The Santa Clara, Calif.-based company recommends a variety of steps for downplaying the security risks of Spectre and Meltdown, including the bounds check bypass mitigation for software systems, the branch target injection mitigation for software, and the rogue data cache load mitigation method for operating system software.

However, on top of these mitigation methods, the company also recommends security features and technologies – which are present in existing Intel products or planned for future products – to reduce the effectiveness of the attacks.

One method of protection is enabling Intel OS Guard, the company's supervisor-mode execution prevention security tool. When OS Guard is enabled, the operating system cannot directly execute application code, making branch target attacks on the operating system more difficult for the attacker, said Intel. Intel said all major operating systems support Intel OS Guard.

Intel also said that its Execute Disable Bit tool can make it more difficult to install branch target injection attacks.

This hardware-based security feature allows the processor to classify areas in memory where the application code can or cannot execute, even speculatively – increasing the difficulty of attacks. Intel said that all major OS providers enable Execute Disable Bit by default.

"For malware to compromise security using these methods, it must be running locally on a system. Intel strongly recommends following good security practices that protect against malware in general," said the whitepaper. "Doing so will also help protect against possible exploitation of these analysis methods."

Partners see the channel as critical in helping customers navigate what they can do to understand and act on the security exploits moving forward.

"This would be an area where the VAR could help the end client and build an effective recurring revenue model for their business," said Kent Tibbils, vice president of marketing at ASI, Fremont, Calif. "They could recommend and install programs, they could help the end client understand what the programs are doing, what they will find, how often they should run, and what other habits should be practiced.

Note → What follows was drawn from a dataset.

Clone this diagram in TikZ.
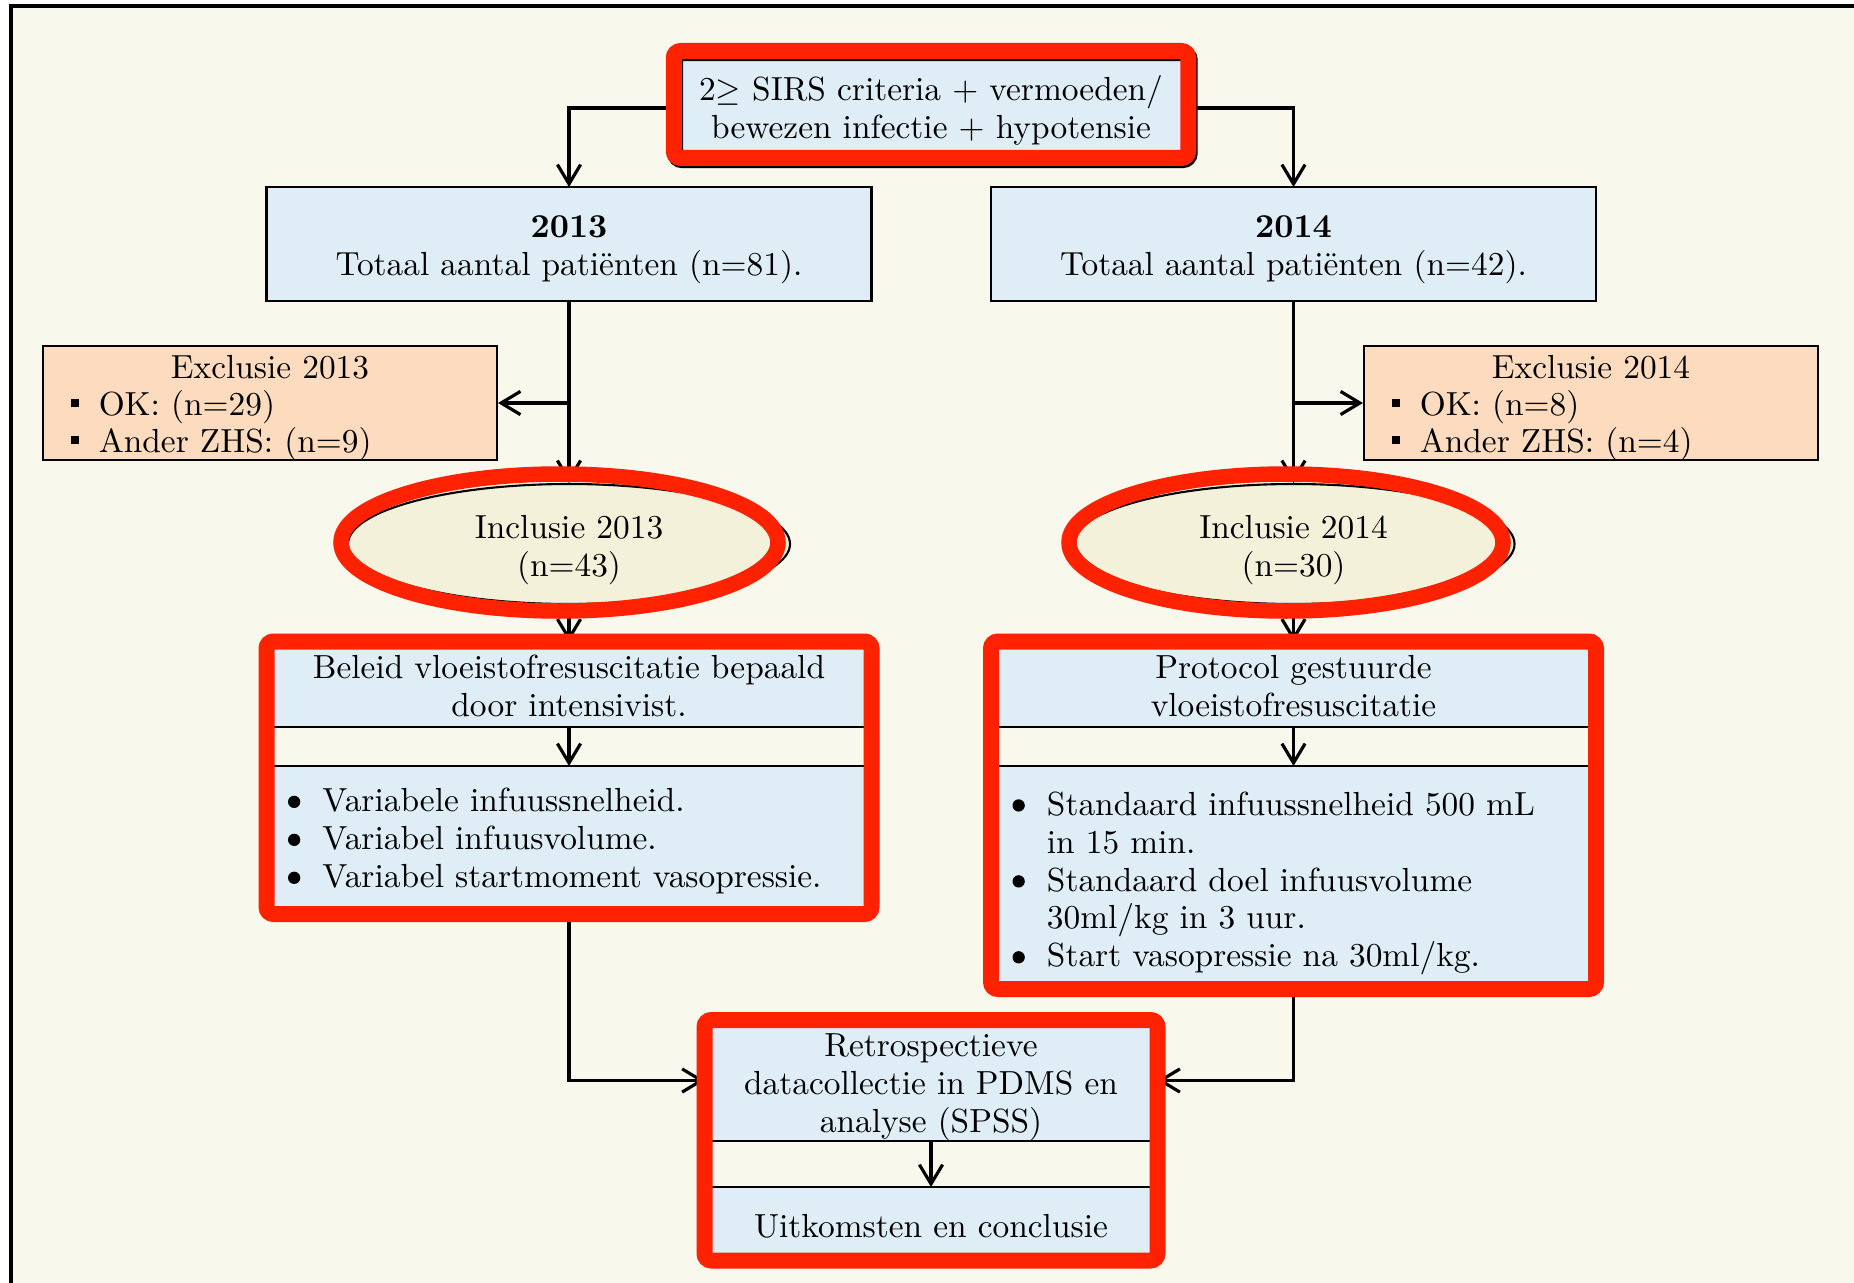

Many VARs will do this but to create an effective recurring revenue model they need to be proactive and have an internal process in place that helps them identify when to follow up with a client to be sure they renew their licenses before they expire."

Intel is moving forward with a "comprehensive" threat mitigation plan that includes operating system and firmware updates that will be made available in the next "few weeks." By the end of this week, Intel says it expects to have issued updates for more than 90 percent of processor products introduced within the past five years.